[Exercise objective]: Copy each line of the data below exactly, leaving out pictures.
################
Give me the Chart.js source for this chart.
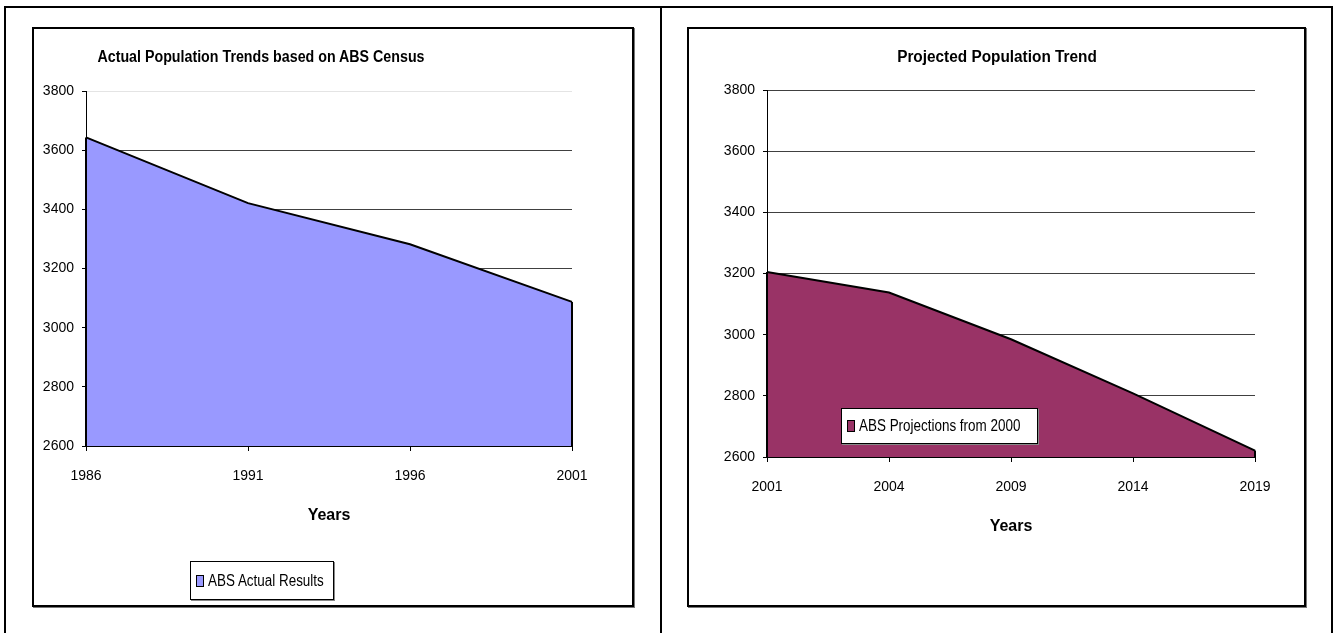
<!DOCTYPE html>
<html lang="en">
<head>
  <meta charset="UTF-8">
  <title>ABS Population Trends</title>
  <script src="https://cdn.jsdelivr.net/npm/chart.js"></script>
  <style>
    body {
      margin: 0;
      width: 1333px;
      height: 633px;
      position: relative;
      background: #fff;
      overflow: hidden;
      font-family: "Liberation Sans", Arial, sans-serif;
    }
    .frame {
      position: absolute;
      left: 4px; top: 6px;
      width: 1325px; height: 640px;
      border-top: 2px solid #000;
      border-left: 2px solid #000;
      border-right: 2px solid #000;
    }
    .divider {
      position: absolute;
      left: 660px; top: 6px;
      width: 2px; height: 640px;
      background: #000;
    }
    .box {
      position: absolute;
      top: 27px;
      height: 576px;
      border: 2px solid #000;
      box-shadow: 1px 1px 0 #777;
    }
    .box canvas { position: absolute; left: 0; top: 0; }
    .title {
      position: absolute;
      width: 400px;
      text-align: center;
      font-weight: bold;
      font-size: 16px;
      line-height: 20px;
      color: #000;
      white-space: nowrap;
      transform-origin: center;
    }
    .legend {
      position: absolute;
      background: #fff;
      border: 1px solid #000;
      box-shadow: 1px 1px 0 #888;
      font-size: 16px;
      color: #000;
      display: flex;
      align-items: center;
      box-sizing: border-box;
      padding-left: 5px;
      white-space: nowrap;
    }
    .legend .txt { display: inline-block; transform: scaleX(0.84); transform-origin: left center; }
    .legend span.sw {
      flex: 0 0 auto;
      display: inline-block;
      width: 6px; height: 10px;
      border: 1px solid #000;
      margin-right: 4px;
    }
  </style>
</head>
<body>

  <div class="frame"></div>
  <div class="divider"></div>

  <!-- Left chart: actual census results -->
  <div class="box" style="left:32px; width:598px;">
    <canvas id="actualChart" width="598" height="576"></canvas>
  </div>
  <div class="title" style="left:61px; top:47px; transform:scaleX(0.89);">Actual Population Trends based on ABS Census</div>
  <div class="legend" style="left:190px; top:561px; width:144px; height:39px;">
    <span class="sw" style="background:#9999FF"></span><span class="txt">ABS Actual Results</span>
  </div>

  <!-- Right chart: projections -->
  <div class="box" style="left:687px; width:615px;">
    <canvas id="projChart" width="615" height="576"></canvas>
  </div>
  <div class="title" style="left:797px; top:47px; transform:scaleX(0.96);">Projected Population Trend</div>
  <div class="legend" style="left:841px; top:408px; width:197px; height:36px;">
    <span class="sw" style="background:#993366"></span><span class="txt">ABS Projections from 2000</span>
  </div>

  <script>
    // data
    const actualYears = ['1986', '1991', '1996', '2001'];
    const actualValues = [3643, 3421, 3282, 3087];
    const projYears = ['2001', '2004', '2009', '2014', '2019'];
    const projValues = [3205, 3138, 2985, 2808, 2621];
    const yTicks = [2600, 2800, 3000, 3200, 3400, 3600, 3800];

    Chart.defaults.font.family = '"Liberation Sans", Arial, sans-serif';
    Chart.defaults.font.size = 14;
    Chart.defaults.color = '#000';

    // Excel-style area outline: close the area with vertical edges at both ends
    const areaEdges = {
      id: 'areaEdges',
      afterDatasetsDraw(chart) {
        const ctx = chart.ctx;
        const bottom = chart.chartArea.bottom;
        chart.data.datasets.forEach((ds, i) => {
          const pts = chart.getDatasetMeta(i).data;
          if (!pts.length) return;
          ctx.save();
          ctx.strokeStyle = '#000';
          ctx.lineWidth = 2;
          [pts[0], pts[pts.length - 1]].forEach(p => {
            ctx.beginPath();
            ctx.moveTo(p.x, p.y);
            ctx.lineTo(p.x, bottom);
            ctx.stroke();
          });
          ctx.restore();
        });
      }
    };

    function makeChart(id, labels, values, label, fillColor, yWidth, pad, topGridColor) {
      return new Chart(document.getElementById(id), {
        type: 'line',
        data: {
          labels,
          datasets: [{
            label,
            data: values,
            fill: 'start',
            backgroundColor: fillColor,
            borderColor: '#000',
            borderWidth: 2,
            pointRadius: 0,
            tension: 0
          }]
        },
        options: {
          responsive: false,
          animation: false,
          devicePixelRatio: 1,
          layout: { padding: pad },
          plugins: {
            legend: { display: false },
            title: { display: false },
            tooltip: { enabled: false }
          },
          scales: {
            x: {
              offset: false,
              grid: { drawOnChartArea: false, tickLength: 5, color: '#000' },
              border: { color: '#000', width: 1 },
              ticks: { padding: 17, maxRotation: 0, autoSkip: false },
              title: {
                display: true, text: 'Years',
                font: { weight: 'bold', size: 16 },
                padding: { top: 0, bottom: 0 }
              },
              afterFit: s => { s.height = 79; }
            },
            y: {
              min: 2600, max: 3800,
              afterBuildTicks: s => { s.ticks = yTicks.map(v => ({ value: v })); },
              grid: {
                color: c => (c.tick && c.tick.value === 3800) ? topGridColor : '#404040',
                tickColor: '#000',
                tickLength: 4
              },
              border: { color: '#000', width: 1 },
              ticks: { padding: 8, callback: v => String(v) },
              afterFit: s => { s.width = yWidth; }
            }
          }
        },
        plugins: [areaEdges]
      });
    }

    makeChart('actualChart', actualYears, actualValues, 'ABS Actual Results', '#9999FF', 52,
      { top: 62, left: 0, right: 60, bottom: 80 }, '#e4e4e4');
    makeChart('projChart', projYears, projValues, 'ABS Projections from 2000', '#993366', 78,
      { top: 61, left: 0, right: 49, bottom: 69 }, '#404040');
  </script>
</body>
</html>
################
[Output for this exercise]:
Give me the Chart.js source for this chart.
<!DOCTYPE html>
<html lang="en">
<head>
  <meta charset="UTF-8">
  <title>ABS Population Trends</title>
  <script src="https://cdn.jsdelivr.net/npm/chart.js"></script>
  <style>
    body {
      margin: 0;
      width: 1333px;
      height: 633px;
      position: relative;
      background: #fff;
      overflow: hidden;
      font-family: "Liberation Sans", Arial, sans-serif;
    }
    .frame {
      position: absolute;
      left: 4px; top: 6px;
      width: 1325px; height: 640px;
      border-top: 2px solid #000;
      border-left: 2px solid #000;
      border-right: 2px solid #000;
    }
    .divider {
      position: absolute;
      left: 660px; top: 6px;
      width: 2px; height: 640px;
      background: #000;
    }
    .box {
      position: absolute;
      top: 27px;
      height: 576px;
      border: 2px solid #000;
      box-shadow: 1px 1px 0 #777;
    }
    .box canvas { position: absolute; left: 0; top: 0; }
    .title {
      position: absolute;
      width: 400px;
      text-align: center;
      font-weight: bold;
      font-size: 16px;
      line-height: 20px;
      color: #000;
      white-space: nowrap;
      transform-origin: center;
    }
    .legend {
      position: absolute;
      background: #fff;
      border: 1px solid #000;
      box-shadow: 1px 1px 0 #888;
      font-size: 16px;
      color: #000;
      display: flex;
      align-items: center;
      box-sizing: border-box;
      padding-left: 5px;
      white-space: nowrap;
    }
    .legend .txt { display: inline-block; transform: scaleX(0.84); transform-origin: left center; }
    .legend span.sw {
      flex: 0 0 auto;
      display: inline-block;
      width: 6px; height: 10px;
      border: 1px solid #000;
      margin-right: 4px;
    }
  </style>
</head>
<body>

  <div class="frame"></div>
  <div class="divider"></div>

  <!-- Left chart: actual census results -->
  <div class="box" style="left:32px; width:598px;">
    <canvas id="actualChart" width="598" height="576"></canvas>
  </div>
  <div class="title" style="left:61px; top:47px; transform:scaleX(0.89);">Actual Population Trends based on ABS Census</div>
  <div class="legend" style="left:190px; top:561px; width:144px; height:39px;">
    <span class="sw" style="background:#9999FF"></span><span class="txt">ABS Actual Results</span>
  </div>

  <!-- Right chart: projections -->
  <div class="box" style="left:687px; width:615px;">
    <canvas id="projChart" width="615" height="576"></canvas>
  </div>
  <div class="title" style="left:797px; top:47px; transform:scaleX(0.96);">Projected Population Trend</div>
  <div class="legend" style="left:841px; top:408px; width:197px; height:36px;">
    <span class="sw" style="background:#993366"></span><span class="txt">ABS Projections from 2000</span>
  </div>

  <script>
    // data
    const actualYears = ['1986', '1991', '1996', '2001'];
    const actualValues = [3643, 3421, 3282, 3087];
    const projYears = ['2001', '2004', '2009', '2014', '2019'];
    const projValues = [3205, 3138, 2985, 2808, 2621];
    const yTicks = [2600, 2800, 3000, 3200, 3400, 3600, 3800];

    Chart.defaults.font.family = '"Liberation Sans", Arial, sans-serif';
    Chart.defaults.font.size = 14;
    Chart.defaults.color = '#000';

    // Excel-style area outline: close the area with vertical edges at both ends
    const areaEdges = {
      id: 'areaEdges',
      afterDatasetsDraw(chart) {
        const ctx = chart.ctx;
        const bottom = chart.chartArea.bottom;
        chart.data.datasets.forEach((ds, i) => {
          const pts = chart.getDatasetMeta(i).data;
          if (!pts.length) return;
          ctx.save();
          ctx.strokeStyle = '#000';
          ctx.lineWidth = 2;
          [pts[0], pts[pts.length - 1]].forEach(p => {
            ctx.beginPath();
            ctx.moveTo(p.x, p.y);
            ctx.lineTo(p.x, bottom);
            ctx.stroke();
          });
          ctx.restore();
        });
      }
    };

    function makeChart(id, labels, values, label, fillColor, yWidth, pad, topGridColor) {
      return new Chart(document.getElementById(id), {
        type: 'line',
        data: {
          labels,
          datasets: [{
            label,
            data: values,
            fill: 'start',
            backgroundColor: fillColor,
            borderColor: '#000',
            borderWidth: 2,
            pointRadius: 0,
            tension: 0
          }]
        },
        options: {
          responsive: false,
          animation: false,
          devicePixelRatio: 1,
          layout: { padding: pad },
          plugins: {
            legend: { display: false },
            title: { display: false },
            tooltip: { enabled: false }
          },
          scales: {
            x: {
              offset: false,
              grid: { drawOnChartArea: false, tickLength: 5, color: '#000' },
              border: { color: '#000', width: 1 },
              ticks: { padding: 17, maxRotation: 0, autoSkip: false },
              title: {
                display: true, text: 'Years',
                font: { weight: 'bold', size: 16 },
                padding: { top: 0, bottom: 0 }
              },
              afterFit: s => { s.height = 79; }
            },
            y: {
              min: 2600, max: 3800,
              afterBuildTicks: s => { s.ticks = yTicks.map(v => ({ value: v })); },
              grid: {
                color: c => (c.tick && c.tick.value === 3800) ? topGridColor : '#404040',
                tickColor: '#000',
                tickLength: 4
              },
              border: { color: '#000', width: 1 },
              ticks: { padding: 8, callback: v => String(v) },
              afterFit: s => { s.width = yWidth; }
            }
          }
        },
        plugins: [areaEdges]
      });
    }

    makeChart('actualChart', actualYears, actualValues, 'ABS Actual Results', '#9999FF', 52,
      { top: 62, left: 0, right: 60, bottom: 80 }, '#e4e4e4');
    makeChart('projChart', projYears, projValues, 'ABS Projections from 2000', '#993366', 78,
      { top: 61, left: 0, right: 49, bottom: 69 }, '#404040');
  </script>
</body>
</html>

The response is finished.